Are 2-in-1 shampoos the same as conditioners? NO! Essentially, it is 2 ingredients added to a regular shampoo, a silicone and a suspending agent. The silicone is usually an ingredient called Dimethicone and it is what makes the formula conditioning. The suspending agent is Glycol Distearate and it is what keeps the silicone from separating out of the formula. The way it works is this when the bottle of shampoo is sitting on the shelf, the suspending agent is able to hold the silicone in the formula. But when you put the shampoo on your head and mix it with water, the suspending agent does not work so well. The silicone separates out, stays behind on your hair where it can provide conditioning. That’s the theory anyway and it actually works. However when creating 2 in 1 products the formulator is always faced with trade-offs: It won’t clean as good as the best shampoo and it won’t smooth hair as well as the best conditioner. But it does do a little bit of both in a single product which maybe worthwhile.
Myth 1: Conditioner works better the longer you leave it on
False because 90% of the benefit from standard conditioners come from coating the surface of the hair.
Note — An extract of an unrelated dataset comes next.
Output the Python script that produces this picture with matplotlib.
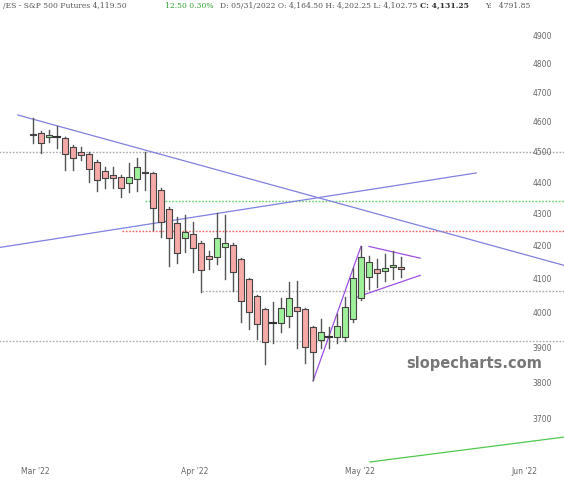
import matplotlib.pyplot as plt
import numpy as np

# daily candles (Mar..May 2022)
opens = [4560, 4564, 4551, 4551, 4548, 4518, 4501, 4495, 4469, 4440, 4427, 4420, 4401, 4414, 4436, 4433,
         4379, 4319, 4275, 4228, 4238, 4213, 4171, 4168, 4198, 4204, 4162, 4101, 4051, 4012, 3971, 3971,
         3992, 4018, 4012, 3959, 3924, 3933, 3933, 3933, 3983, 4045, 4107, 4131, 4125, 4137, 4137]
highs = [4615, 4570, 4574, 4588, 4552, 4525, 4518, 4500, 4475, 4452, 4452, 4425, 4465, 4482, 4501, 4436,
         4385, 4325, 4293, 4300, 4278, 4218, 4186, 4306, 4300, 4210, 4165, 4105, 4055, 4015, 4033, 4045,
         4092, 4095, 4015, 3962, 3983, 3959, 3997, 4048, 4134, 4201, 4171, 4162, 4177, 4186, 4168]
lows = [4531, 4498, 4534, 4514, 4443, 4443, 4475, 4404, 4375, 4385, 4385, 4356, 4372, 4375, 4379, 4253,
        4230, 4140, 4149, 4183, 4122, 4062, 4131, 4146, 4101, 4065, 3974, 3954, 3927, 3855, 3915, 3945,
        3959, 3901, 3858, 3810, 3901, 3901, 3915, 3920, 3975, 4040, 4071, 4077, 4095, 4101, 4107]
closes = [4557, 4531, 4557, 4550, 4495, 4482, 4491, 4446, 4411, 4417, 4417, 4385, 4420, 4452, 4433, 4322,
          4278, 4228, 4180, 4247, 4195, 4128, 4162, 4228, 4210, 4122, 4036, 4003, 3968, 3918, 3970, 4015,
          4045, 4006, 3904, 3890, 3945, 3933, 3962, 4018, 4104, 4168, 4152, 4119, 4134, 4143, 4131]

# trend lines (bar index, price)
lines = [
    ((-1.9, 66.4), (4625, 4143), '#8080e0'),
    ((-4.1, 55.4), (4198, 4433), '#8080e0'),
    ((35.0, 41.0), (3807, 4201), '#a050e0'),
    ((42.0, 48.4), (4201, 4165), '#a050e0'),
    ((40.1, 48.4), (4045, 4113), '#a050e0'),
    ((42.1, 66.4), (3588, 3654), '#50c850'),
]
# horizontal levels (start index, price, colour)
levels = [(-4.2, 4500, '#aaaaaa'), (14.0, 4343, '#60d060'), (11.1, 4249, '#f06060'),
          (21.1, 4066, '#aaaaaa'), (-4.2, 3920, '#aaaaaa')]

price_ticks = [3700, 3800, 3900, 4000, 4100, 4200, 4300, 4400, 4500, 4600, 4700, 4800, 4900]
month_labels = ["Mar '22", "Apr '22", "May '22", "Jun '22"]
month_pos = [0.25, 20.25, 40.9, 61.4]

fig = plt.figure(figsize=(5.64, 4.8), dpi=100)
ax = fig.add_axes([0, 0, 1, 1])
ax.set_yscale('log')
ax.set_xlim(-4.125, 66.375)
ax.set_ylim(3541, 5031)
ax.axis('off')

for x0, p, c in levels:
    ax.plot([x0, 66.4], [p, p], color=c, lw=1.0, ls=(0, (1.2, 1.2)))

for xs, ys, c in lines:
    ax.plot(xs, ys, color=c, lw=0.9)

for i, (o, h, l, c) in enumerate(zip(opens, highs, lows, closes)):
    ax.plot([i, i], [l, h], color='#555555', lw=1.0, zorder=3)
    if abs(c - o) < 3:
        ax.plot([i - 0.4, i + 0.4], [o, o], color='#333333', lw=1.5, zorder=4)
        continue
    fc = '#9ef09a' if c > o else '#f6aaa8'
    lo, hi = min(o, c), max(o, c)
    ax.fill_between([i - 0.4, i + 0.4], [lo, lo], [hi, hi], facecolor=fc,
                    edgecolor='#444444', lw=0.8, zorder=4)

for p in price_ticks:
    ax.text(62.4, p, str(p), fontsize=5.5, color='#666666', va='center', ha='left')
for lab, x in zip(month_labels, month_pos):
    ax.text(x, 3562, lab, fontsize=5.5, color='#666666', ha='center', va='center')

ax.text(55.1, 3855, 'slopecharts.com', fontsize=10.5, fontweight='bold', color='#777777',
        ha='center', va='center')

fig.text(0.005, 0.988, '/ES - S&P 500 Futures 4,119.50 ', fontsize=5.5, color='#555555',
         va='center', family='DejaVu Serif')
fig.text(0.293, 0.988, '12.50 0.30%', fontsize=5.5, color='#30a030', va='center', family='DejaVu Serif')
fig.text(0.39, 0.988, 'D: 05/31/2022 O: 4,164.50 H: 4,202.25 L: 4,102.75', fontsize=5.5,
         color='#555555', va='center', family='DejaVu Serif')
fig.text(0.745, 0.988, 'C: 4,131.25', fontsize=5.5, color='#333333', fontweight='bold',
         va='center', family='DejaVu Serif')
fig.text(0.86, 0.988, 'Y:   4791.85', fontsize=5.5, color='#555555', va='center', family='DejaVu Serif')

fig.savefig('out.png', dpi=100)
That’s not a bad thing – in fact, the best thing you can do for hair is to smooth and protect the cuticle (that shingle-like layer that covers your hair.) Yes, you have to take the time to work the product through your hair to make sure it’s evenly distributed (especially if you have a lot of hair.) But once the conditioner has had a chance to spread through your hair, leaving it on longer doesn’t make it do anything better. This part is very important – YOU HAVE TO WORK THE CONDITIONER EVENLY THROUGH YOUR HAIR! That process may take you a few minutes. But once you’ve done that part well, you can rinse.
Myth 2: Conditioner “suffocates” hair
False. Even if you didn’t wash all the silicone out, we’ve never seen any data that indicates that a small amount of silicone residue acts as a “barrier” between hair shaft and moisture. On average, your hair contains about 8 to 14% water by weight but it will equilibrate to the ambient humidity. In other words, it will pick up moisture when it’s very humid and it will lose moisture when it’s very dry. Slight silicone residue won’t substantially change that. Now, if you slather on a heavy layer of a silicone hair treatment product, that’s a different story! But either way remember that hair is not alive and doesn’t need to breathe!
Myth 3: Silicone coats hair with “plastic” or wax

False. Typically the Pantene brand is associated with this claim. In reality, Pantene Shampoos and Conditioners do not contain wax. Although Pantene has unique and proprietary ingredients based on recent technological advances, the classes of ingredients (silicones, fatty alcohols, cationic polymers and cationic surfactants) are used consistently across the hair care industry.Pantene Shampoo and Conditioners do leave behind conditioning ingredients (such as coacervate conditioning complexes, liquid crystals, and terminal amino silicones) for healthy hair benefits such as moisturization, damage protection and shine. Pantene shampoos and conditioners are designed to work together, depositing conditioning ingredients that will wash out of the hair with the next shampoo. When women feel they have build-up from their shampoos and conditioners, it is often a sign that the products they are using are too heavy for their hair, and they may be more satisfied with a lower conditioning version.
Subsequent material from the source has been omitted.